--- start Source data ---

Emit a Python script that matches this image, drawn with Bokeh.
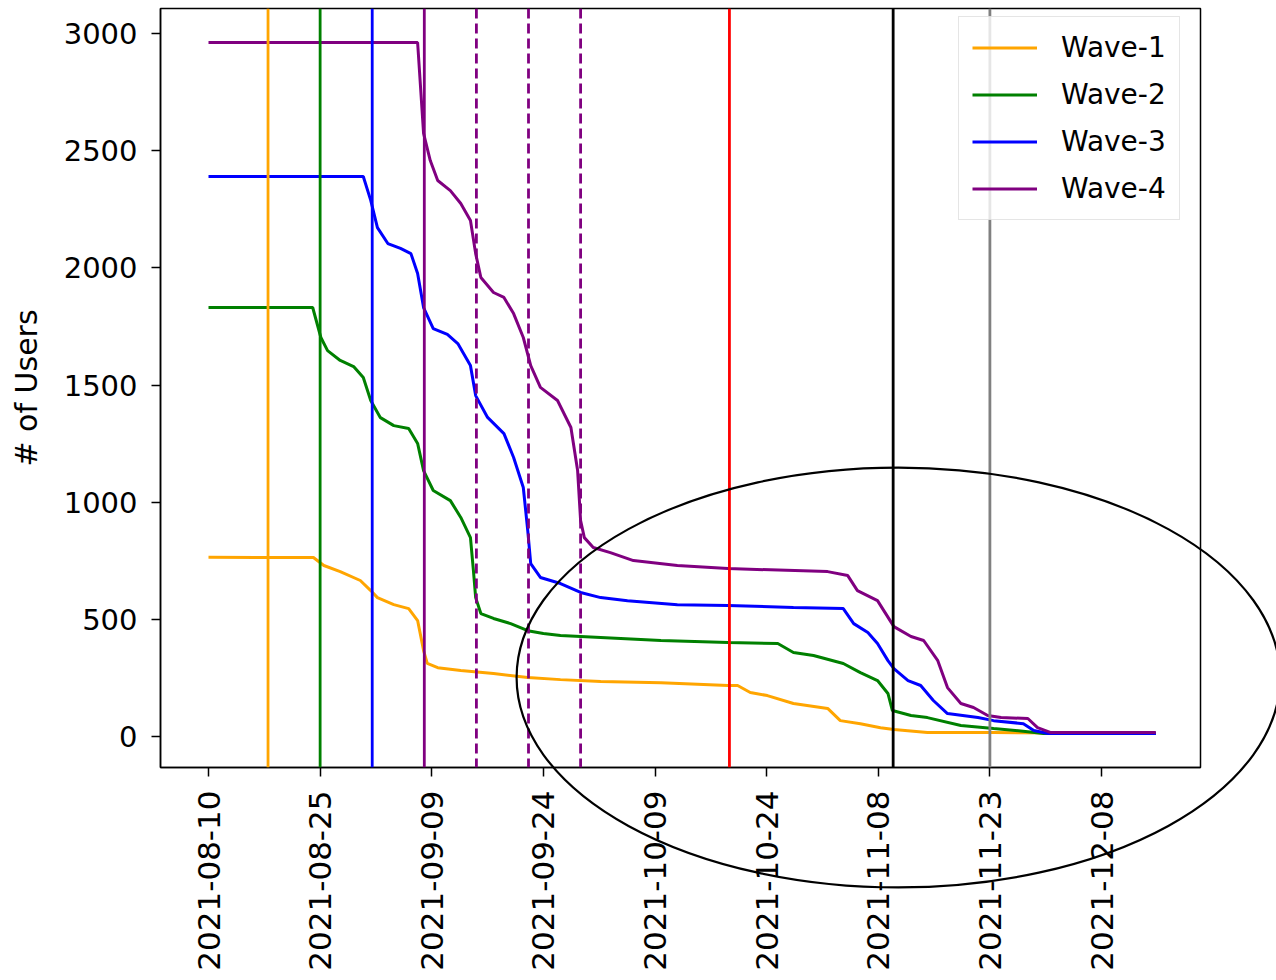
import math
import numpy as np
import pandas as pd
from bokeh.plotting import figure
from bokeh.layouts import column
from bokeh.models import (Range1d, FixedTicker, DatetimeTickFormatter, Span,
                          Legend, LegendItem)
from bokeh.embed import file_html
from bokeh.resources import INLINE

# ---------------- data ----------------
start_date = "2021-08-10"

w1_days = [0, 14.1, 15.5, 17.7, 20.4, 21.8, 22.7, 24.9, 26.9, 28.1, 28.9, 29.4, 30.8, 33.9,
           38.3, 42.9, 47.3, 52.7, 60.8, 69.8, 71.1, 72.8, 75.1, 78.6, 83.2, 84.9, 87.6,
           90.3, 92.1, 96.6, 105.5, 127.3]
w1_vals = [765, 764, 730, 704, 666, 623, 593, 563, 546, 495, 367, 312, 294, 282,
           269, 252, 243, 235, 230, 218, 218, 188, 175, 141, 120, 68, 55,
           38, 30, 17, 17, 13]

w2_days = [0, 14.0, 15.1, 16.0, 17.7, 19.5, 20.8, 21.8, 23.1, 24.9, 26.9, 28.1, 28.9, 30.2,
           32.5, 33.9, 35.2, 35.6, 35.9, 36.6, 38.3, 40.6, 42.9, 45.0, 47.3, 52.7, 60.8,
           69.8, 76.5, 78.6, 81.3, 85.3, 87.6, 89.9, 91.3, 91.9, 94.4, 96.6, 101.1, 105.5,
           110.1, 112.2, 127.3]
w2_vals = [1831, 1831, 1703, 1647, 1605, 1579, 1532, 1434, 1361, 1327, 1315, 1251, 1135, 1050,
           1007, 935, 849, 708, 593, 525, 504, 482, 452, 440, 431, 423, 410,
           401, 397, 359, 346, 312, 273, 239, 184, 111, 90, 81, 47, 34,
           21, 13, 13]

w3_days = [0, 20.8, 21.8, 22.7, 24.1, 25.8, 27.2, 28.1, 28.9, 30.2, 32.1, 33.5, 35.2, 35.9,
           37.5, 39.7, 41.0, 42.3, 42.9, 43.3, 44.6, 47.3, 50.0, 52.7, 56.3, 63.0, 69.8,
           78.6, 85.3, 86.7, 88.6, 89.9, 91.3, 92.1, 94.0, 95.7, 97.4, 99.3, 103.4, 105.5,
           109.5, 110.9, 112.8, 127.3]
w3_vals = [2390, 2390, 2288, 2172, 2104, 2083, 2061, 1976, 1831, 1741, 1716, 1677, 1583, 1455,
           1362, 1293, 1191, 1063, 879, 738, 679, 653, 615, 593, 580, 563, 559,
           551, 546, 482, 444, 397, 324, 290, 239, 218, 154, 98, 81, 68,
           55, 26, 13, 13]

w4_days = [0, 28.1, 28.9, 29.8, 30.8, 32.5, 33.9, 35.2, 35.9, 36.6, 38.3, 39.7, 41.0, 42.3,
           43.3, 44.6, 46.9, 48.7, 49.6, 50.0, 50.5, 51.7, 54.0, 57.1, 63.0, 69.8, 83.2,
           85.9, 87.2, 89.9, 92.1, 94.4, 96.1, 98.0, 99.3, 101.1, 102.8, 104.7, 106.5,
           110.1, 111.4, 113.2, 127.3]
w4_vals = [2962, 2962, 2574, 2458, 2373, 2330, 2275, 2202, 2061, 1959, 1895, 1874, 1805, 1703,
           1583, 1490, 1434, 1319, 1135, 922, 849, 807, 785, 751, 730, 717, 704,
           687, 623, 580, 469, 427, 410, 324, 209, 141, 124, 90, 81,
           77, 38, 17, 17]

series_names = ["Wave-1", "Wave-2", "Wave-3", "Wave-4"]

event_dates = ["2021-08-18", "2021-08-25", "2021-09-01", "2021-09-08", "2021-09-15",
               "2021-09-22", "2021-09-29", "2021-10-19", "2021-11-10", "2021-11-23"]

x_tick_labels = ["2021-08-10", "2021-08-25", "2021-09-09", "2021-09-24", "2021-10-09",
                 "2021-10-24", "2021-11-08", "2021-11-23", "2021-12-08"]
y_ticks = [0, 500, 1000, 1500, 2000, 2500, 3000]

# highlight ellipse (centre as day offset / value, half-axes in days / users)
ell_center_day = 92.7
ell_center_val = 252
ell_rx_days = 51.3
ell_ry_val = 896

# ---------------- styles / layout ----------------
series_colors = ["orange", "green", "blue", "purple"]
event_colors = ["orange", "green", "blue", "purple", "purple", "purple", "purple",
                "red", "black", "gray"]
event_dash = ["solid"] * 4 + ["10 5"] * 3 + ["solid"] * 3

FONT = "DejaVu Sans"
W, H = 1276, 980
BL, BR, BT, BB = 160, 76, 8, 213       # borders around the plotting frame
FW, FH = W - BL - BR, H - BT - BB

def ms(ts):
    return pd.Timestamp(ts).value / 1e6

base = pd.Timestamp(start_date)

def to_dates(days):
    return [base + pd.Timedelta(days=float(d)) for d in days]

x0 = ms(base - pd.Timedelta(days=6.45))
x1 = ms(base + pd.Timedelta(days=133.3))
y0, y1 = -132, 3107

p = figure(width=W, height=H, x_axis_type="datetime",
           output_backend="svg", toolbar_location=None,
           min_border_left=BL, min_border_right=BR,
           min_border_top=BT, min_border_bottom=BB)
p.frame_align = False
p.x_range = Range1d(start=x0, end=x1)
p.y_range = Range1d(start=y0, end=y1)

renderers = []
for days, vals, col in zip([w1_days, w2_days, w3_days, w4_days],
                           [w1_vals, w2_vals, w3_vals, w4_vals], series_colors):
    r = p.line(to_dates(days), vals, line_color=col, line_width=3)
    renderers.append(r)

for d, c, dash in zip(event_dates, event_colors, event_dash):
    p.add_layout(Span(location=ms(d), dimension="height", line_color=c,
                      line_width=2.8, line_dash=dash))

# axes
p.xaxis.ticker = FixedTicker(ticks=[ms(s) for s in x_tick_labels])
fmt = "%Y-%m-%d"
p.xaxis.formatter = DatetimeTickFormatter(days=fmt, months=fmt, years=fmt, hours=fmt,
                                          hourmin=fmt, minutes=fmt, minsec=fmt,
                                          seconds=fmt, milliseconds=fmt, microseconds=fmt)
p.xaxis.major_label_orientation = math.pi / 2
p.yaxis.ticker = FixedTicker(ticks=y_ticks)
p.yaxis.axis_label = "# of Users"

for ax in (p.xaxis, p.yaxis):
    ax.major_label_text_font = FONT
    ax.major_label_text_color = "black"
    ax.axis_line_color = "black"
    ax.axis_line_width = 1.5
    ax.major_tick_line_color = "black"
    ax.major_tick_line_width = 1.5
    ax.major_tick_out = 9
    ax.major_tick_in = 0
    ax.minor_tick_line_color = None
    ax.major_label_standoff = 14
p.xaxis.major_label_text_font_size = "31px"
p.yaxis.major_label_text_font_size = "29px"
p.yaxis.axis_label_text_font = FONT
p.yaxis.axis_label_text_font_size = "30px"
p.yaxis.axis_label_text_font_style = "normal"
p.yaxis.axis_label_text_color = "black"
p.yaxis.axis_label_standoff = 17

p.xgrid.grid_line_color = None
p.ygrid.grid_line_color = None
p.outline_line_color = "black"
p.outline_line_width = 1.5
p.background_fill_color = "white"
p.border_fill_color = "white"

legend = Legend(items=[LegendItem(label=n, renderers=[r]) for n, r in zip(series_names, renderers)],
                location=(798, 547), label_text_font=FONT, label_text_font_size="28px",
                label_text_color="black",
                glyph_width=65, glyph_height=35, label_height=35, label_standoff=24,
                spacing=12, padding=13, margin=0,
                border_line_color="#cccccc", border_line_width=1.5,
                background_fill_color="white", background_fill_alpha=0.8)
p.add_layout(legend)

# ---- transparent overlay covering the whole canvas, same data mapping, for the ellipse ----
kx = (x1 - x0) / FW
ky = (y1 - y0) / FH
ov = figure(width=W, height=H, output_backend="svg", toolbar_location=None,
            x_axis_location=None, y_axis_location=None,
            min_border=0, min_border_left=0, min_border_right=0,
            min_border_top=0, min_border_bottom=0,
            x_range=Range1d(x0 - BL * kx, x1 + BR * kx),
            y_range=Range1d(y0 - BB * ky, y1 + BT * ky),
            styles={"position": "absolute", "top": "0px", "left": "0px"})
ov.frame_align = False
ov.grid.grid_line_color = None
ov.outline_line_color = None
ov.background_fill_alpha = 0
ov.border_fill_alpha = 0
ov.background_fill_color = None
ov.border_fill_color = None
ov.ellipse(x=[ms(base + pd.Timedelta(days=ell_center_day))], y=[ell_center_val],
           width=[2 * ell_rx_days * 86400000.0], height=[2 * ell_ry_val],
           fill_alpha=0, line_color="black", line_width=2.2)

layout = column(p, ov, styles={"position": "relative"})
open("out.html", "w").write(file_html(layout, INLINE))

--- end Source data ---

Begin at the top of the material above and output each line exactly, stopping after the line that holds "from bokeh.resources import INLINE". Leave out pictures.

**Task result**:
Emit a Python script that matches this image, drawn with Bokeh.
import math
import numpy as np
import pandas as pd
from bokeh.plotting import figure
from bokeh.layouts import column
from bokeh.models import (Range1d, FixedTicker, DatetimeTickFormatter, Span,
                          Legend, LegendItem)
from bokeh.embed import file_html
from bokeh.resources import INLINE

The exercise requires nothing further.